Instaurare il socialismo in Italia sarebbe, infine, uno sconvolgimento delle relazioni imposte dalla Comunità internazionale degli imperialisti e dei sionisti, si tratterebbe, si tratterà, di una potente spinta alla seconda ondata della rivoluzione proletaria mondiale con ripercussioni dirette anche nei paesi oppressi da cui gli immigrati provengono, come lo è stata la rivoluzione russa che ha aperto la strada alla prima che, nei paesi oppressi, è stata la culla delle lotte anticoloniali e di liberazione nazionale.
L’omicidio di Soumaila Sacko. È stato ammazzato un operaio e un attivista sindacale. È stato ammazzato come Nunzio Sansone (Palermo, 1947), Placido Rizzotto (Corleone, 1948), Pio La Torre (Palermo, 1982) e altre decine e decine, tutti nel sud Italia. Il colore della pelle non è l’aspetto principale. Ma era “un fratello immigrato” gridano i papa boys della sinistra, alimentando quella nefasta concezione per cui possano esistere fratelli e sorelle al posto di compagni e compagne, operai e operaie, lavoratori e lavoratrici. Il movimento operaio si è emancipato dal socialismo utopistico dei fratelli e delle sorelle grazie al socialismo scientifico (marxismo) già a metà del 1800, se ne è tenuto ben distante, nella pratica, fino alle grandi mobilitazioni che nel nostro paese hanno permesso alle masse popolari di conquistare il livello di civiltà e benessere e i diritti che oggi i padroni vogliono strappare (mai sentito dire a Mirafiori o alla Breda di Sesto San Giovanni negli anni ‘60 e ‘70 “solidarietà ai fratelli terroni”…). È stato ripescato ed è diventato oggi un armamentario del “pensiero debole” che la sinistra borghese ha mutuato dalla metafisica cattolica.
Quando i padroni ammazzano un operaio, le circostanze, le specificità, le particolarità sono questioni accessorie. È la lotta di classe che si dispiega ai tempi della fase terminale della seconda crisi generale del capitalismo. La soluzione non è scritta nel Vangelo o nell’Impero di Toni Negri. La soluzione l’hanno scritta ieri gli operai e gli altri lavoratori, di qualunque provenienza fossero, con la lotta guidata dal Partito comunista di Lenin che ha portato alla vittoria della Rivoluzione sovietica (1917) all’instaurazione dell’URSS dopo la “guerra civile” (1921).
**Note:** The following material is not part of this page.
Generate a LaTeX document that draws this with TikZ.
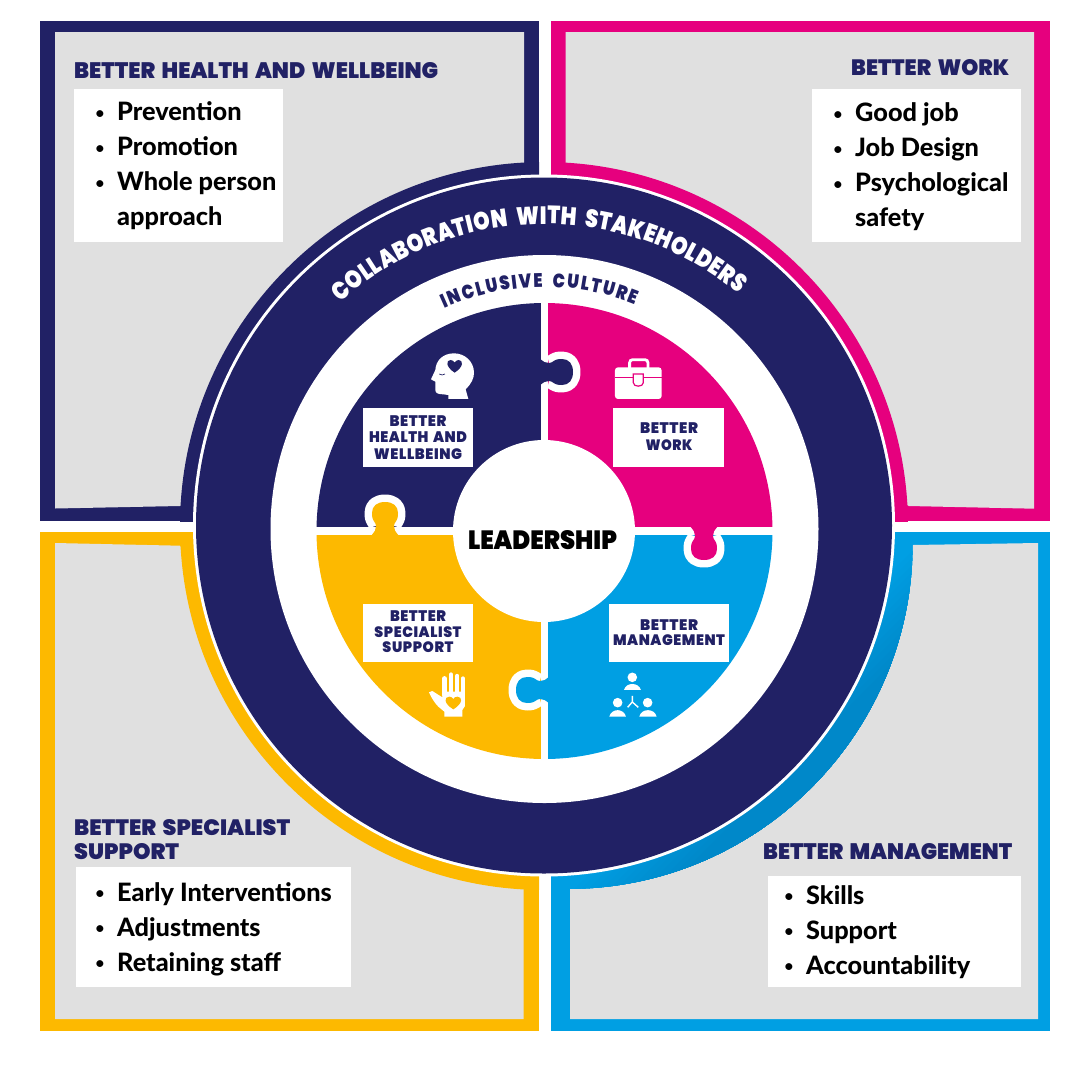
\documentclass[tikz,border=0pt]{standalone}
\usepackage{fontspec}
\usepackage{graphicx}
\usetikzlibrary{decorations.text}
\setmainfont{Lato}
\newfontfamily\hfont{Poppins Black}[WordSpace=1.7]
\newfontfamily\afont{Poppins Black}[FakeStretch=0.84,WordSpace=2.2]
\newfontfamily\lfont{Poppins Black}[LetterSpace=4,WordSpace=1.5]
\newfontfamily\bfont{Lato Heavy}
\definecolor{navy}{HTML}{212165}
\definecolor{pink}{HTML}{E6007E}
\definecolor{amber}{HTML}{FDB900}
\definecolor{sky}{HTML}{009FE3}
\definecolor{deepsky}{HTML}{0088C9}
\definecolor{panel}{HTML}{E0E0E0}
\newcommand\fitted[4]{\resizebox{#1pt}{#2pt}{#3#4}}
\newcommand\heading[6]{\node[headtext] (#1) at (#2,-#3) {\fitted{#4}{#5}{\hfont}{#6}};}
\newcommand\boxline[6]{\node[boxtext] (#1) at (#2,-#3) {\fitted{#4}{#5}{\lfont}{#6}};}
\newcommand\listitem[4]{%
  \node[bullettext] (#1b) at (#2-17,-#3+2.5) {•};
  \node[bodytext] (#1) at (#2,-#3) {#4};}
\newcommand\puzzletab[4]{%
  \begin{scope}[shift={(#1,-#2)},rotate=#3]
    \draw[white,line width=15pt,line join=round]
      (1,-9) .. controls (6,-9) and (4,-13) .. (14,-13)
      .. controls (21,-13) and (25,-8) .. (25,0)
      .. controls (25,8) and (21,13) .. (14,13)
      .. controls (4,13) and (6,9) .. (1,9);
    \fill[#4] (-9,-14) .. controls (-4,-10) and (-3,-9) .. (1,-9) .. controls (6,-9) and (4,-13) .. (14,-13)
      .. controls (21,-13) and (25,-8) .. (25,0)
      .. controls (25,8) and (21,13) .. (14,13)
      .. controls (4,13) and (6,9) .. (1,9) .. controls (-3,9) and (-4,10) .. (-9,14) -- cycle;
  \end{scope}}
\tikzset{
  headtext/.style={anchor=base west,inner sep=0pt,text=navy},
  boxtext/.style={anchor=base,inner sep=0pt,text=navy},
  bodytext/.style={anchor=base west,inner sep=0pt,text=black,font=\bfont\fontsize{25.3}{25.3}\selectfont},
  bullettext/.style={anchor=base,inner sep=0pt,text=black,font=\bfont\fontsize{15}{15}\selectfont},
  whitebox/.style={fill=white,draw=none},
  zoomed/.style={x=0.3333pt,y=-0.3333pt},
}
\begin{document}
\begin{tikzpicture}[x=1pt,y=1pt]
\useasboundingbox (0,0) rectangle (1080,-1080);
\fill[white] (0,0) rectangle (1080,-1080);

% --- outer frames
\fill[navy] (40,-21) rectangle (539,-521);
\fill[panel] (55,-32) -- (524,-32) -- (524,-300) -- (180,-506) -- (55,-508.5) -- cycle;
\begin{scope}
  \clip (40,-21) rectangle (539,-521);
  \fill[navy] (544,-526) circle[radius=364];
\end{scope}

\fill[pink] (551,-21) rectangle (1050,-521);
\fill[panel] (565.5,-32) -- (1034,-32) -- (1034,-508.7) -- (908.7,-506) -- (600,-300) -- (565.5,-300) -- cycle;
\begin{scope}
  \clip (551,-21) rectangle (1050,-521);
  \fill[pink] (544,-526) circle[radius=364];
\end{scope}

\fill[amber] (40,-532) rectangle (539,-1031);
\fill[panel] (55,-543) -- (180,-545.7) -- (320,-780) -- (523.5,-800) -- (523.5,-1019) -- (55,-1019) -- cycle;
\begin{scope}
  \clip (40,-532) rectangle (539,-1031);
  \fill[amber] (544,-526) circle[radius=364];
\end{scope}

\fill[sky] (551,-532) rectangle (1050,-1031);
\fill[panel] (912.7,-545) -- (1038,-543) -- (1038,-1019) -- (570,-1019) -- (570,-800) -- (800,-700) -- cycle;
\begin{scope}
  \clip (551,-532) rectangle (1050,-1031);
  \clip (566.7,-543) circle[radius=346];
  \fill[sky] (551,-532) rectangle (1050,-1031);
  \begin{scope}[shift={(566.7,-543)},rotate=-45]
    \foreach \step in {0,...,14}{
      \pgfmathsetmacro\tone{\step/14*100}
      \fill[deepsky!\tone!sky] (245+5*\step,-400) rectangle (400,400);
    }
  \end{scope}
\end{scope}

% --- rings
\fill[white] (544,-525.5) circle[radius=351];
\fill[navy] (544,-525.5) circle[radius=348];
\fill[white] (544.5,-529) circle[radius=274];

% --- quadrants
\fill[navy] (544.5,-531) -- (316.5,-531) arc[start angle=180,end angle=90,radius=228] -- cycle;
\fill[pink] (544.5,-531) -- (544.5,-303) arc[start angle=90,end angle=0,radius=228] -- cycle;
\fill[sky] (544.5,-531) -- (772.5,-531) arc[start angle=0,end angle=-90,radius=228] -- cycle;
\fill[amber] (544.5,-531) -- (544.5,-759) arc[start angle=-90,end angle=-180,radius=228] -- cycle;
\fill[white] (540.7,-296) rectangle (548,-766);
\fill[white] (310,-527) rectangle (780,-535);
\puzzletab{548}{372}{0}{navy}
\puzzletab{385}{527}{90}{amber}
\puzzletab{704}{535}{-90}{pink}
\puzzletab{541}{690}{180}{sky}
\fill[white] (544,-531) circle[radius=91];

% --- circular labels
\path[decorate,decoration={text along path,text align={fit to path},
  text={|\afont\fontsize{25}{25}\selectfont\color{white}|COLLABORATION WITH STAKEHOLDERS}}]
  (544.5,-529) ++(132:305) arc[start angle=132,end angle=50.5,radius=305];
\path[decorate,decoration={text along path,text align={fit to path},
  text={|\afont\fontsize{19.5}{19.5}\selectfont\color{navy}|INCLUSIVE CULTURE}}]
  (544.5,-529) ++(114.5:242) arc[start angle=114.5,end angle=68,radius=242];

% --- centre label
\node[anchor=base,inner sep=0pt,text=black] (leader) at (542.5,-549) {\fitted{149}{19}{\hfont}{LEADERSHIP}};

% --- inner boxes
\fill[whitebox] (363,-408) rectangle (473,-467);
\boxline{h1}{418}{426.7}{57}{10.8}{BETTER}
\boxline{h2}{418}{442.7}{98}{10.8}{HEALTH AND}
\boxline{h3}{418}{459}{88}{10.8}{WELLBEING}
\fill[whitebox] (613,-408) rectangle (724,-467);
\boxline{w1}{669}{433}{58}{10.8}{BETTER}
\boxline{w2}{669}{450}{47}{10.8}{WORK}
\fill[whitebox] (363,-604) rectangle (473,-662);
\boxline{s1}{418}{621.7}{56}{10.8}{BETTER}
\boxline{s2}{418}{637}{87}{10.8}{SPECIALIST}
\boxline{s3}{418}{652.7}{71}{10.8}{SUPPORT}
\fill[whitebox] (609,-604) rectangle (729,-662);
\boxline{m1}{669}{630}{58}{10.8}{BETTER}
\boxline{m2}{669}{645.7}{112}{10.8}{MANAGEMENT}

% --- head icon
\begin{scope}[shift={(300,-280)},zoomed]
  \fill[white] (445,357) -- (505,357) -- (497,328) .. controls (515,310) and (522,295) .. (522,278)
    .. controls (522,245) and (495,220) .. (462,220) .. controls (430,220) and (408,240) .. (406,270)
    -- (393,298) -- (406,305) -- (406,330) .. controls (406,340) and (415,343) .. (430,343) -- (445,345) -- cycle;
  \fill[navy] (464,278) .. controls (436,260) and (438,240) .. (452,240) .. controls (458,240) and (462,244) .. (464,248)
    .. controls (466,244) and (470,240) .. (476,240) .. controls (490,240) and (492,260) .. (464,278) -- cycle;
  \draw[navy,line width=0.7pt] (418,282) .. controls (423,286) and (430,286) .. (435,282);
% --- toolbox icon
  \draw[white,line width=2.8pt,rounded corners=3pt] (989,264) -- (989,239) -- (1044,239) -- (1044,264);
  \fill[white,rounded corners=3pt] (945,262) rectangle (1085,357);
  \fill[pink] (945,290) rectangle (1085,295);
  \draw[pink,line width=1.2pt,fill=white] (1000,282) -- (1030,282) -- (1030,308) .. controls (1030,322) and (1000,322) .. (1000,308) -- cycle;
\end{scope}

% --- hand icon
\begin{scope}[shift={(400,-660)},zoomed]
  \fill[white] (133,170) -- (187,170) -- (187,150) -- (195,138) -- (195,95) -- (127,95) -- (127,112) -- (97,93) -- (87,97)
    .. controls (95,115) and (105,130) .. (115,140) -- (133,155) -- cycle;
  \draw[white,line width=4.4pt,line cap=round] (133.5,55) -- (133.5,105);
  \draw[white,line width=4.6pt,line cap=round] (153,44) -- (153,105);
  \draw[white,line width=4.4pt,line cap=round] (171.5,48) -- (171.5,105);
  \draw[white,line width=4pt,line cap=round] (189,55) -- (189,105);
  \fill[amber] (160,148) .. controls (130,130) and (132,110) .. (148,110) .. controls (154,110) and (158,113) .. (160,117)
    .. controls (162,113) and (166,110) .. (172,110) .. controls (188,110) and (190,130) .. (160,148) -- cycle;
\end{scope}

% --- people icon
\begin{scope}[shift={(300,-500)},zoomed]
  \fill[white] (997,532) circle[radius=4.8pt];
  \fill[white] (972,570) .. controls (978,546) and (1016,546) .. (1023,570) -- cycle;
  \fill[white] (953,608) circle[radius=4.8pt];
  \fill[white] (928,650) .. controls (934,624) and (972,624) .. (978,650) -- cycle;
  \fill[white] (1043,608) circle[radius=4.8pt];
  \fill[white] (1018,650) .. controls (1024,624) and (1064,624) .. (1070,650) -- cycle;
  \draw[white,line width=1.4pt] (997,588) -- (997,606) -- (983,622);
  \draw[white,line width=1.4pt] (997,606) -- (1015,622);
\end{scope}

% --- top-left panel
\heading{tlh}{74}{78.3}{364}{16}{BETTER HEALTH AND WELLBEING}
\fill[whitebox] (74,-89) rectangle (283,-242);
\listitem{tl1}{117}{120.5}{Prevention}
\listitem{tl2}{117}{155.5}{Promotion}
\listitem{tl3}{117}{190.5}{Whole person}
\node[bodytext] (tl4) at (117,-225.5) {approach};

% --- top-right panel
\heading{trh}{851}{75}{158}{16}{BETTER WORK}
\fill[whitebox] (812,-89) rectangle (1021,-242);
\listitem{tr1}{855}{121.5}{Good job}
\listitem{tr2}{855}{156.5}{Job Design}
\listitem{tr3}{855}{191.5}{Psychological}
\node[bodytext] (tr4) at (855,-226.5) {safety};

% --- bottom-left panel
\heading{blh1}{74}{835}{216}{16}{BETTER SPECIALIST}
\heading{blh2}{74}{859}{105}{16}{SUPPORT}
\fill[whitebox] (76,-867) rectangle (351,-987);
\listitem{bl1}{117}{901}{Early Interventions}
\listitem{bl2}{117}{936}{Adjustments}
\listitem{bl3}{117}{971}{Retaining staff}

% --- bottom-right panel
\heading{brh}{763}{859}{249}{16}{BETTER MANAGEMENT}
\fill[whitebox] (768,-876) rectangle (1021,-987);
\listitem{br1}{806}{904}{Skills}
\listitem{br2}{806}{939}{Support}
\listitem{br3}{806}{974}{Accountability}
\end{tikzpicture}
\end{document}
E la scrivono oggi gli operai e gli altri lavoratori, a partire da quelli con la falce e martello nel cuore, grazie all’ideale che li ispira e che li unisce ai comunisti di tutto il mondo, li lega all’esperienza storica del movimento comunista e della prima ondata della rivoluzione proletaria che nella prima parte del secolo scorso ha impresso in ogni angolo del mondo e in ogni campo un impulso potente al progresso dell’umanità.
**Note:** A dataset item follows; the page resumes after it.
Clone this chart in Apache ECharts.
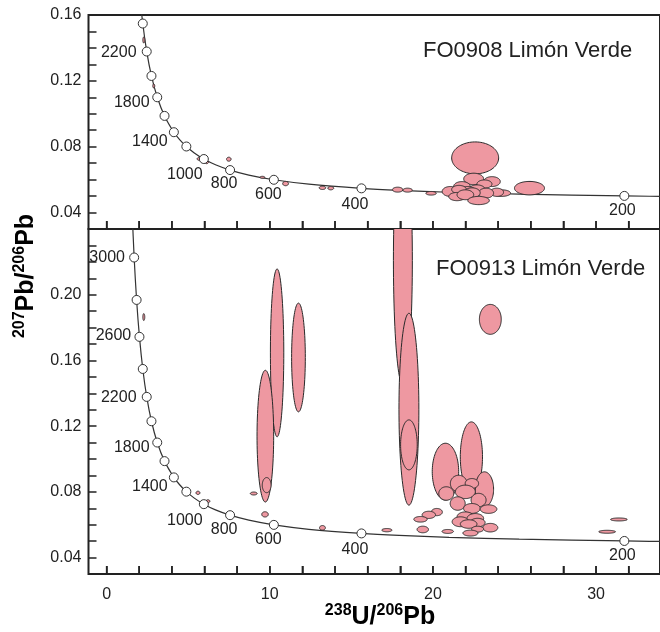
<!DOCTYPE html>
<html><head><meta charset="utf-8">
<script src="https://cdn.jsdelivr.net/npm/echarts@6/dist/echarts.min.js"></script>
<style>html,body{margin:0;padding:0;background:#fff}#c{width:660px;height:632px}</style>
</head><body><div id="c"></div>
<script>
// ---- Concordia (Tera-Wasserburg) curve values ----
const concordiaAge = [180,200,250,300,350,400,500,600,700,800,900,1000,1100,1200,1300,1400,1600,1800,2000,2200,2400,2600,2800,3000,3200];
const concordiaX = [35.316,31.735,25.289,20.992,17.923,15.621,12.399,10.252,8.718,7.568,6.674,5.960,5.375,4.888,4.476,4.123,3.550,3.104,2.749,2.459,2.217,2.013,1.838,1.688,1.556];
const concordiaY = [0.04968,0.05011,0.05120,0.05234,0.05350,0.05470,0.05722,0.05990,0.06276,0.06580,0.06904,0.07251,0.07619,0.08012,0.08432,0.08880,0.09871,0.11002,0.12298,0.13781,0.15481,0.17435,0.19683,0.22265,0.25242];
const markerAges = [200,400,600,800,1000,1200,1400,1600,1800,2000,2200,2400,2600,2800,3000];
const labelAgesTop = [200,400,600,800,1000,1400,1800,2200];
const labelAgesBottom = [200,400,600,800,1000,1400,1800,2200,2600,3000];

// ---- Axis ticks / labels ----
const xTicks = [0,2,4,6,8,10,12,14,16,18,20,22,24,26,28,30,32];
const xLabels = [0,10,20,30];
const yTicksTop = [0.04,0.05,0.06,0.07,0.08,0.09,0.10,0.11,0.12,0.13,0.14,0.15];
const yLabelsTop = [0.04,0.08,0.12,0.16];
const yTicksBottom = [0.04,0.05,0.06,0.07,0.08,0.09,0.10,0.11,0.12,0.13,0.14,0.15,0.16,0.17,0.18,0.19,0.20,0.21,0.22,0.23];
const yLabelsBottom = [0.04,0.08,0.12,0.16,0.20];

// ---- FO0908 error ellipses: centre (x, y) and half-axes (sx, sy) ----
const fo0908X  = [22.59,25.92,22.50,23.62,23.16,21.78,24.21,23.92,22.70,21.06,22.13,23.26,21.60,22.40,21.48,21.99,22.80,17.84,18.45,19.89,5.67,6.13,7.49,9.55,10.97,13.23,13.74,2.28,2.89];
const fo0908Y  = [0.0732,0.0548,0.0604,0.0588,0.0573,0.0558,0.0518,0.0523,0.0538,0.0528,0.0533,0.0518,0.0540,0.0520,0.0497,0.0508,0.0473,0.0539,0.0536,0.0517,0.0726,0.0706,0.0724,0.0614,0.0576,0.0550,0.0548,0.1448,0.1169];
const fo0908SX = [1.44,0.92,0.61,0.51,0.46,0.51,0.55,0.41,0.51,0.49,0.46,0.46,0.45,0.50,0.51,0.51,0.66,0.32,0.29,0.32,0.12,0.12,0.14,0.15,0.18,0.20,0.18,0.06,0.06];
const fo0908SY = [0.0097,0.0041,0.0035,0.0030,0.0025,0.0030,0.0020,0.0025,0.0030,0.0030,0.0025,0.0030,0.0025,0.0030,0.0025,0.0030,0.0025,0.0015,0.0012,0.0011,0.0009,0.0009,0.0012,0.0006,0.0013,0.0010,0.0010,0.0018,0.0012];

// ---- FO0913 error ellipses ----
const fo0913X  = [18.16,18.53,18.53,10.45,11.76,9.73,9.81,9.02,23.52,20.77,22.36,23.16,21.58,22.39,20.82,21.99,22.80,21.52,22.39,23.41,20.24,19.75,19.24,21.99,22.60,21.69,22.74,22.19,23.52,22.74,22.30,19.38,20.91,17.18,30.68,31.40,5.60,6.21,9.71,13.23,2.28];
const fo0913Y  = [0.2209,0.1303,0.1086,0.1646,0.1618,0.1139,0.0841,0.0790,0.1850,0.0923,0.1013,0.0816,0.0851,0.0851,0.0790,0.0800,0.0750,0.0729,0.0699,0.0695,0.0677,0.0660,0.0633,0.0648,0.0638,0.0618,0.0613,0.0604,0.0582,0.0573,0.0549,0.0571,0.0559,0.0567,0.0557,0.0632,0.0794,0.0743,0.0663,0.0581,0.1864];
const fo0913SX = [0.58,0.61,0.51,0.41,0.42,0.51,0.27,0.21,0.67,0.81,0.68,0.56,0.51,0.41,0.46,0.61,0.46,0.46,0.51,0.51,0.34,0.41,0.41,0.51,0.51,0.51,0.46,0.51,0.46,0.37,0.46,0.35,0.35,0.31,0.51,0.51,0.12,0.12,0.20,0.18,0.06];
const fo0913SY = [0.0760,0.0584,0.0152,0.0511,0.0331,0.0401,0.0046,0.0009,0.0091,0.0173,0.0213,0.0106,0.0050,0.0030,0.0041,0.0041,0.0041,0.0041,0.0030,0.0026,0.0022,0.0022,0.0017,0.0030,0.0030,0.0030,0.0026,0.0026,0.0026,0.0018,0.0018,0.0020,0.0012,0.0010,0.0009,0.0009,0.0010,0.0009,0.0016,0.0014,0.0021];

// ---- layout / style ----
const XMIN = -1.11, XMAX = 33.92, YMIN = 0.03;
const FILL = '#EE98A1', EDGE = '#2a2a2a', INK = '#222';
const FONT = '"Liberation Sans", Arial, Helvetica, sans-serif';
const labelOffset = {200:[-2,14.5],400:[-6.5,16],600:[-5.5,14.5],800:[-6,14],1000:[-19,16],1400:[-24,9.5],1800:[-25.5,5],2200:[-28,1],2600:[-26,-1],3000:[-27,0]};

function ellipseData(xs, ys, sxs, sys) {
  return xs.map((x, i) => [x, ys[i], sxs[i], sys[i]]);
}
function renderEllipse(params, api) {
  const cx = api.value(0), cy = api.value(1), ex = api.value(2), ey = api.value(3);
  const pts = [];
  const n = 90;
  for (let i = 0; i < n; i++) {
    const a = i / n * Math.PI * 2;
    pts.push(api.coord([cx + ex * Math.cos(a), cy + ey * Math.sin(a)]));
  }
  return {type: 'polygon', shape: {points: pts}, style: {fill: FILL, stroke: EDGE, lineWidth: 1}};
}
// x-axis tick marks drawn through the axis scale (inside, pointing up)
function renderXTick(params, api) {
  const p = api.coord([api.value(0), api.value(1)]);
  return {type: 'line', shape: {x1: p[0], y1: p[1], x2: p[0], y2: p[1] - 8}, style: {stroke: INK, lineWidth: 1.5}};
}
const tickData = xTicks.map(v => [v, YMIN]);
const curveData = concordiaX.map((x, i) => [x, concordiaY[i]]);
function markerData(ymax, labelled) {
  return markerAges.map(a => {
    const i = concordiaAge.indexOf(a);
    return {age: a, x: concordiaX[i], y: concordiaY[i]};
  }).filter(m => m.y <= ymax).map(m => ({
    name: String(m.age),
    value: [m.x, m.y],
    label: labelled.includes(m.age) ? {show: true, position: 'inside', offset: labelOffset[m.age]} : {show: false}
  }));
}

function xAxisCfg(grid, showLabels) {
  return {
    type: 'value', gridIndex: grid, min: XMIN, max: XMAX,
    axisLine: {show: false, onZero: false}, splitLine: {show: false},
    axisTick: {show: true, inside: true, length: 8, customValues: xTicks, lineStyle: {color: INK, width: 1.5}},
    axisLabel: {show: showLabels, customValues: xLabels, margin: 13, fontSize: 16, color: INK, fontFamily: FONT}
  };
}
function yAxisCfg(grid, max, ticks, labels) {
  return {
    type: 'value', gridIndex: grid, min: YMIN, max: max,
    axisLine: {show: false, onZero: false}, splitLine: {show: false},
    axisTick: {show: true, inside: true, length: 8, customValues: ticks, lineStyle: {color: INK, width: 1.5}},
    axisLabel: {show: true, customValues: labels, margin: 7, fontSize: 16, color: INK, fontFamily: FONT,
      formatter: v => v.toFixed(2)}
  };
}
const richTitle = {
  b: {fontSize: 25, fontWeight: 'bold', lineHeight: 28, fontFamily: FONT, color: INK},
  s: {fontSize: 16, fontWeight: 'bold', lineHeight: 16, verticalAlign: 'top', fontFamily: FONT, color: INK}
};

const chart = echarts.init(document.getElementById('c'), null, {renderer: 'canvas'});
chart.setOption({
  animation: false,
  backgroundColor: '#fff',
  grid: [
    {left: 88.5, right: -2, top: 15, height: 214, show: true, borderColor: INK, borderWidth: 2, backgroundColor: 'transparent'},
    {left: 88.5, right: -2, top: 229, height: 345, show: true, borderColor: INK, borderWidth: 2, backgroundColor: 'transparent'}
  ],
  xAxis: [xAxisCfg(0, false), xAxisCfg(1, true)],
  yAxis: [yAxisCfg(0, 0.16, yTicksTop, yLabelsTop), yAxisCfg(1, 0.24, yTicksBottom, yLabelsBottom)],
  series: [
    {type: 'line', xAxisIndex: 0, yAxisIndex: 0, data: curveData, smooth: 0.3, showSymbol: false, clip: true,
      lineStyle: {color: '#333', width: 1.2}, z: 2},
    {type: 'line', xAxisIndex: 1, yAxisIndex: 1, data: curveData, smooth: 0.3, showSymbol: false, clip: true,
      lineStyle: {color: '#333', width: 1.2}, z: 2},
    {type: 'custom', xAxisIndex: 0, yAxisIndex: 0, clip: false, renderItem: renderXTick, data: tickData, z: 5, silent: true},
    {type: 'custom', xAxisIndex: 1, yAxisIndex: 1, clip: false, renderItem: renderXTick, data: tickData, z: 5, silent: true},
    {type: 'custom', xAxisIndex: 0, yAxisIndex: 0, clip: true, renderItem: renderEllipse,
      data: ellipseData(fo0908X, fo0908Y, fo0908SX, fo0908SY), z: 3},
    {type: 'custom', xAxisIndex: 1, yAxisIndex: 1, clip: true, renderItem: renderEllipse,
      data: ellipseData(fo0913X, fo0913Y, fo0913SX, fo0913SY), z: 3},
    {type: 'scatter', xAxisIndex: 0, yAxisIndex: 0, symbol: 'circle', symbolSize: 9, z: 4,
      itemStyle: {color: '#fff', borderColor: '#333', borderWidth: 1, opacity: 1},
      label: {formatter: '{b}', fontSize: 16, color: INK, fontFamily: FONT},
      data: markerData(0.16, labelAgesTop)},
    {type: 'scatter', xAxisIndex: 1, yAxisIndex: 1, symbol: 'circle', symbolSize: 9, z: 4,
      itemStyle: {color: '#fff', borderColor: '#333', borderWidth: 1, opacity: 1},
      label: {formatter: '{b}', fontSize: 16, color: INK, fontFamily: FONT},
      data: markerData(0.24, labelAgesBottom)}
  ],
  graphic: [
    {type: 'text', x: 423, y: 51, z: 10, style: {text: 'FO0908 Limón Verde', font: '22px ' + FONT, fill: INK, verticalAlign: 'middle'}},
    {type: 'text', x: 436, y: 269, z: 10, style: {text: 'FO0913 Limón Verde', font: '22px ' + FONT, fill: INK, verticalAlign: 'middle'}},
    {type: 'text', x: 380, y: 617, z: 10, style: {text: '{s|238}{b|U/}{s|206}{b|Pb}', rich: richTitle, align: 'center', verticalAlign: 'middle'}},
    {type: 'text', x: 26, y: 276, rotation: Math.PI / 2, z: 10, style: {text: '{s|207}{b|Pb/}{s|206}{b|Pb}', rich: richTitle, align: 'center', verticalAlign: 'middle'}}
  ]
});
</script></body></html>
L’omicidio di un operaio, sindacalista e immigrato (…) è la dimostrazione di dove i vertici della Repubblica Pontifica portano le masse popolari del nostro paese: lo sfruttamento più feroce si combina con la criminalità organizzata e la violenza vigliacca della polizia e dei fascisti, lo sfruttamento e la disoccupazione si combinano con il razzismo, la miseria, l’inquinamento e la guerra
La riposta più efficace, l’unica che combina la contingente gravità di un omicidio con la prospettiva, è la più ampia mobilitazione possibile della classe operaia e del resto delle masse popolari contro il degrado generale delle condizioni di vita e di lavoro della popolazione tutta” – Comunicato Direzione Nazionale del P.CARC del 5 giugno 2018 “Sull’omicidio di Soumaila Sacko, operaio e attivista sindacale”.